Items from a data source
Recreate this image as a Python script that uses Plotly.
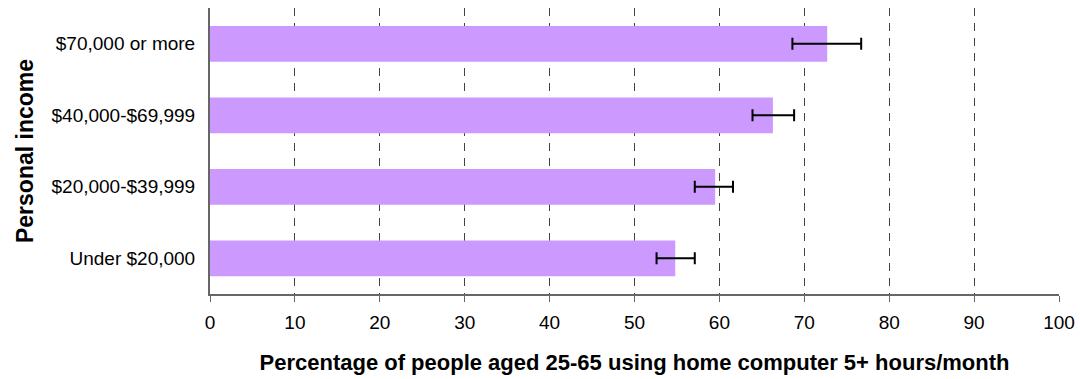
import plotly.graph_objects as go

categories = ["Under $20,000", "$20,000-$39,999", "$40,000-$69,999", "$70,000 or more"]
values = [54.8, 59.5, 66.3, 72.7]
err_plus = [2.3, 2.1, 2.5, 4.0]
err_minus = [2.2, 2.4, 2.4, 4.1]
x_ticks = [0, 10, 20, 30, 40, 50, 60, 70, 80, 90, 100]

fig = go.Figure(go.Bar(
    y=categories, x=values, orientation="h",
    marker=dict(color="#CC99FF", line=dict(width=0)),
    error_x=dict(type="data", symmetric=False, array=err_plus, arrayminus=err_minus,
                 color="black", thickness=2, width=6),
))

fig.update_layout(
    width=1080, height=379,
    margin=dict(l=210, r=21, t=8, b=85),
    plot_bgcolor="white", paper_bgcolor="white",
    bargap=0.5,
    showlegend=False,
    font=dict(family="Liberation Sans, Arial, sans-serif", color="black", size=19),
    xaxis=dict(
        range=[0, 100], tickvals=x_ticks, ticktext=[str(v) for v in x_ticks],
        showline=True, linecolor="#666666", linewidth=2,
        ticks="outside", ticklen=6, tickcolor="#666666",
        showgrid=True, gridcolor="#444444", gridwidth=1, griddash="8px,7px",
        zeroline=False, automargin=False, ticklabeloverflow="allow",
        ticklabelstandoff=4,
        title=dict(text="<b>Percentage of people aged 25-65 using home computer 5+ hours/month</b>",
                   font=dict(size=22), standoff=23),
        tickfont=dict(size=19),
    ),
    yaxis=dict(
        showline=True, linecolor="#666666", linewidth=2,
        ticks="", showgrid=False, automargin=False,
        ticklabelstandoff=9,
        title=dict(text="<b>Personal income</b>", font=dict(size=23), standoff=11),
        tickfont=dict(size=19),
    ),
)

fig.write_html("out.html", config={"displayModeBar": False},
               post_script="document.body.style.margin='0';document.body.style.overflow='hidden';")
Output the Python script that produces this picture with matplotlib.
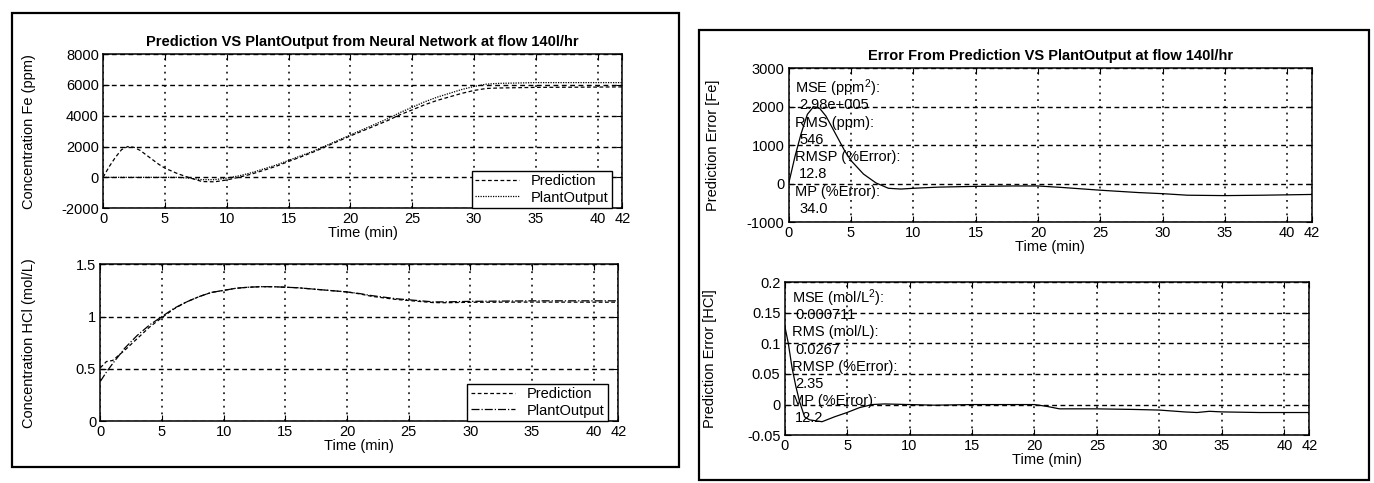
import matplotlib
matplotlib.use("Agg")
import matplotlib.pyplot as plt
from matplotlib.patches import Rectangle

plt.rcParams['font.family'] = ['Liberation Sans', 'DejaVu Sans']
plt.rcParams['mathtext.default'] = 'regular'
plt.rcParams['axes.unicode_minus'] = False
plt.rcParams['font.size'] = 10

# ---- data ----
xticks = [0, 5, 10, 15, 20, 25, 30, 35, 40, 42]

# Fe concentration (ppm)
t_fe_pred = [0, 0.5, 1, 1.5, 2, 2.5, 3, 3.5, 4, 4.5, 5, 6, 7, 8, 9, 10, 11, 12, 13, 14, 15,
             16, 17, 18, 19, 20, 21, 22, 23, 24, 25, 26, 27, 28, 29, 30, 31, 32, 35, 38, 40, 42]
fe_pred = [0, 700, 1300, 1800, 2000, 1950, 1750, 1450, 1150, 850, 600, 250, -30, -270, -290,
           -170, 10, 210, 460, 720, 1030, 1330, 1640, 1990, 2340, 2690, 3020, 3350, 3680,
           4060, 4380, 4710, 4990, 5220, 5450, 5640, 5770, 5800, 5840, 5850, 5860, 5870]
t_fe_plant = [0, 2, 4, 6, 7, 8, 9, 10, 11, 12, 13, 14, 15, 16, 17, 18, 19, 20, 21, 22, 23,
              24, 25, 26, 27, 28, 29, 30, 31, 32, 35, 40, 42]
fe_plant = [0, 0, 0, 0, -50, -150, -150, -50, 100, 300, 550, 800, 1100, 1400, 1700, 2050,
            2400, 2750, 3100, 3450, 3800, 4200, 4550, 4900, 5200, 5450, 5700, 5900, 6050,
            6100, 6150, 6150, 6150]

# HCl concentration (mol/L)
t_hcl = [0, 0.5, 1, 2, 3, 4, 5, 6, 7, 8, 9, 10, 11, 12, 13, 14, 15, 16, 17, 18, 19, 20,
         21, 22, 23, 24, 25, 26, 27, 28, 30, 35, 40, 42]
hcl_plant = [0.38, 0.47, 0.55, 0.7, 0.82, 0.92, 1.0, 1.08, 1.14, 1.19, 1.23, 1.25, 1.27,
             1.28, 1.285, 1.285, 1.28, 1.275, 1.265, 1.255, 1.245, 1.235, 1.22, 1.2, 1.185,
             1.17, 1.16, 1.15, 1.14, 1.14, 1.145, 1.15, 1.15, 1.15]
hcl_pred = [0.51, 0.57, 0.58, 0.68, 0.79, 0.9, 0.99, 1.075, 1.14, 1.19, 1.23, 1.25, 1.27,
            1.28, 1.285, 1.285, 1.28, 1.275, 1.265, 1.255, 1.245, 1.235, 1.217, 1.193, 1.178,
            1.163, 1.153, 1.143, 1.133, 1.132, 1.136, 1.138, 1.137, 1.137]

# prediction errors
t_err_fe = [0, 0.5, 1, 1.5, 2, 2.5, 3, 3.5, 4, 4.5, 5, 6, 7, 8, 9, 10, 12, 15, 18, 20, 22,
            25, 28, 30, 32, 35, 38, 40, 42]
err_fe = [0, 700, 1300, 1800, 2000, 1950, 1750, 1450, 1150, 850, 600, 250, 20, -120, -140,
          -120, -90, -70, -60, -60, -100, -170, -230, -260, -300, -310, -300, -290, -280]
t_err_hcl = [0, 0.3, 0.6, 0.9, 1.2, 1.6, 2, 3, 4, 5, 6, 7, 8, 10, 12, 15, 18, 20, 21, 22,
             25, 28, 30, 32, 33, 34, 35, 38, 42]
err_hcl = [0.13, 0.1, 0.06, 0.03, 0.005, -0.02, -0.025, -0.028, -0.02, -0.013, -0.005, 0.0,
           0.001, 0.0, -0.001, 0.0, 0.0, 0.0, -0.003, -0.007, -0.007, -0.008, -0.009, -0.012,
           -0.013, -0.011, -0.012, -0.013, -0.013]

fe_stats = ["MSE (ppm$^2$):", "2.98e+005", "RMS (ppm):", "546",
            "RMSP (%Error):", "12.8", "MP (%Error):", "34.0"]
hcl_stats = ["MSE (mol/L$^2$):", "0.000711", "RMS (mol/L):", "0.0267",
             "RMSP (%Error):", "2.35", "MP (%Error):", "12.2"]

fig = plt.figure(figsize=(13.74, 4.83), dpi=100)

# panel frames
fig.patches.append(Rectangle((0.009, 0.033), 0.485, 0.94, transform=fig.transFigure,
                             fill=False, lw=1.6, ec='black'))
fig.patches.append(Rectangle((0.509, 0.006), 0.487, 0.932, transform=fig.transFigure,
                             fill=False, lw=1.6, ec='black'))


def style(ax, ylim, yticks, ylabel, labx):
    ax.set_xlim(0, 42)
    ax.set_ylim(*ylim)
    ax.set_xticks(xticks)
    ax.set_yticks(yticks)
    ax.tick_params(direction='in', top=True, right=True, length=4, labelsize=10.5, pad=3)
    ax.xaxis.grid(True, linestyle=(0, (1.2, 3.2)), color='black', lw=1.1)
    ax.yaxis.grid(True, linestyle=(0, (3.5, 2.5)), color='black', lw=1.0)
    ax.set_xlabel("Time (min)", fontsize=10.5, labelpad=0)
    ax.set_ylabel(ylabel, fontsize=10.5)
    ax.yaxis.set_label_coords(labx, 0.5)
    for s in ax.spines.values():
        s.set_linewidth(1.1)


leg_kw = dict(loc='lower right', bbox_to_anchor=(0.98, 0.0), borderaxespad=0, fancybox=False,
              edgecolor='black', framealpha=1, fontsize=10.5, handlelength=3.0,
              borderpad=0.25, labelspacing=0.15)

# top-left: Fe
ax1 = fig.add_axes([0.075, 0.569, 0.378, 0.319])
ax1.plot(t_fe_pred, fe_pred, color='black', lw=0.9, ls=(0, (3, 2)), label='Prediction')
ax1.plot(t_fe_plant, fe_plant, color='black', lw=0.9, ls=(0, (1, 1)), label='PlantOutput')
style(ax1, (-2000, 8000), [-2000, 0, 2000, 4000, 6000, 8000], "Concentration Fe (ppm)", -0.13)
ax1.set_title("Prediction VS PlantOutput from Neural Network at flow 140l/hr",
              fontsize=10.5, fontweight='bold', pad=6)
ax1.legend(**leg_kw)

# bottom-left: HCl
ax2 = fig.add_axes([0.073, 0.128, 0.377, 0.325])
ax2.plot(t_hcl, hcl_pred, color='black', lw=0.9, ls=(0, (3, 2)), label='Prediction')
ax2.plot(t_hcl, hcl_plant, color='black', lw=0.9, ls='-.', label='PlantOutput')
style(ax2, (0, 1.5), [0, 0.5, 1, 1.5], "Concentration HCl (mol/L)", -0.125)
ax2.set_yticklabels(['0', '0.5', '1', '1.5'])
ax2.legend(**leg_kw)

# top-right: Fe error
ax3 = fig.add_axes([0.574, 0.540, 0.381, 0.319])
ax3.plot(t_err_fe, err_fe, color='black', lw=0.9)
style(ax3, (-1000, 3000), [-1000, 0, 1000, 2000, 3000], "Prediction Error [Fe]", -0.132)
ax3.set_title("Error From Prediction VS PlantOutput at flow 140l/hr",
              fontsize=10.5, fontweight='bold', pad=6)
for i, s in enumerate(fe_stats):
    ax3.text(0.012 + 0.008 * (i % 2), 0.87 - 0.112 * i, s, transform=ax3.transAxes,
             fontsize=10.5, va='center', ha='left')

# bottom-right: HCl error
ax4 = fig.add_axes([0.571, 0.099, 0.382, 0.317])
ax4.plot(t_err_hcl, err_hcl, color='black', lw=0.9)
style(ax4, (-0.05, 0.2), [-0.05, 0, 0.05, 0.1, 0.15, 0.2], "Prediction Error [HCl]", -0.128)
ax4.set_yticklabels(['-0.05', '0', '0.05', '0.1', '0.15', '0.2'])
for i, s in enumerate(hcl_stats):
    ax4.text(0.014 + 0.006 * (i % 2), 0.895 - 0.112 * i, s, transform=ax4.transAxes,
             fontsize=10.5, va='center', ha='left')

fig.savefig("out.png", dpi=100)
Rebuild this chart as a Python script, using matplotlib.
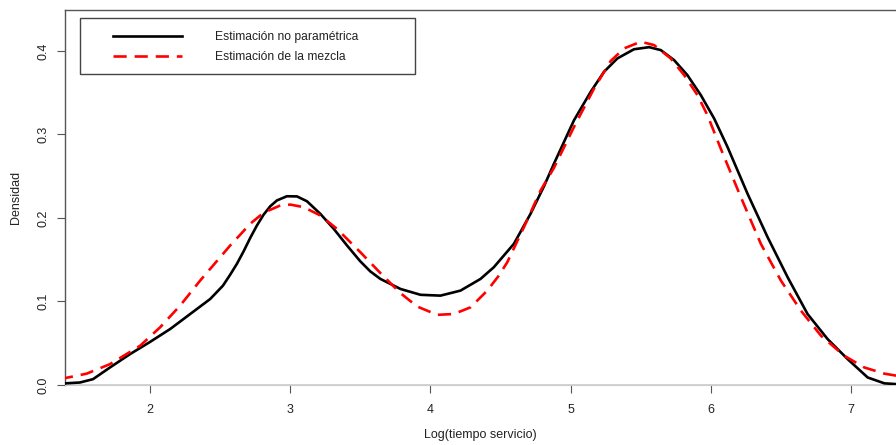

• **Stated problem**
Extract exactly, and only, the lines from the one with "Output the Python" to the one with "1.163, 1.153, 1.143, 1.133, 1.132, 1.136, 1.138, 1.137, 1.137]", both ends counted. Leave the images behind.

• **Answer for the task**
Output the Python script that produces this picture with matplotlib.
import matplotlib
matplotlib.use("Agg")
import matplotlib.pyplot as plt
from matplotlib.patches import Rectangle

plt.rcParams['font.family'] = ['Liberation Sans', 'DejaVu Sans']
plt.rcParams['mathtext.default'] = 'regular'
plt.rcParams['axes.unicode_minus'] = False
plt.rcParams['font.size'] = 10

# ---- data ----
xticks = [0, 5, 10, 15, 20, 25, 30, 35, 40, 42]

# Fe concentration (ppm)
t_fe_pred = [0, 0.5, 1, 1.5, 2, 2.5, 3, 3.5, 4, 4.5, 5, 6, 7, 8, 9, 10, 11, 12, 13, 14, 15,
             16, 17, 18, 19, 20, 21, 22, 23, 24, 25, 26, 27, 28, 29, 30, 31, 32, 35, 38, 40, 42]
fe_pred = [0, 700, 1300, 1800, 2000, 1950, 1750, 1450, 1150, 850, 600, 250, -30, -270, -290,
           -170, 10, 210, 460, 720, 1030, 1330, 1640, 1990, 2340, 2690, 3020, 3350, 3680,
           4060, 4380, 4710, 4990, 5220, 5450, 5640, 5770, 5800, 5840, 5850, 5860, 5870]
t_fe_plant = [0, 2, 4, 6, 7, 8, 9, 10, 11, 12, 13, 14, 15, 16, 17, 18, 19, 20, 21, 22, 23,
              24, 25, 26, 27, 28, 29, 30, 31, 32, 35, 40, 42]
fe_plant = [0, 0, 0, 0, -50, -150, -150, -50, 100, 300, 550, 800, 1100, 1400, 1700, 2050,
            2400, 2750, 3100, 3450, 3800, 4200, 4550, 4900, 5200, 5450, 5700, 5900, 6050,
            6100, 6150, 6150, 6150]

# HCl concentration (mol/L)
t_hcl = [0, 0.5, 1, 2, 3, 4, 5, 6, 7, 8, 9, 10, 11, 12, 13, 14, 15, 16, 17, 18, 19, 20,
         21, 22, 23, 24, 25, 26, 27, 28, 30, 35, 40, 42]
hcl_plant = [0.38, 0.47, 0.55, 0.7, 0.82, 0.92, 1.0, 1.08, 1.14, 1.19, 1.23, 1.25, 1.27,
             1.28, 1.285, 1.285, 1.28, 1.275, 1.265, 1.255, 1.245, 1.235, 1.22, 1.2, 1.185,
             1.17, 1.16, 1.15, 1.14, 1.14, 1.145, 1.15, 1.15, 1.15]
hcl_pred = [0.51, 0.57, 0.58, 0.68, 0.79, 0.9, 0.99, 1.075, 1.14, 1.19, 1.23, 1.25, 1.27,
            1.28, 1.285, 1.285, 1.28, 1.275, 1.265, 1.255, 1.245, 1.235, 1.217, 1.193, 1.178,
            1.163, 1.153, 1.143, 1.133, 1.132, 1.136, 1.138, 1.137, 1.137]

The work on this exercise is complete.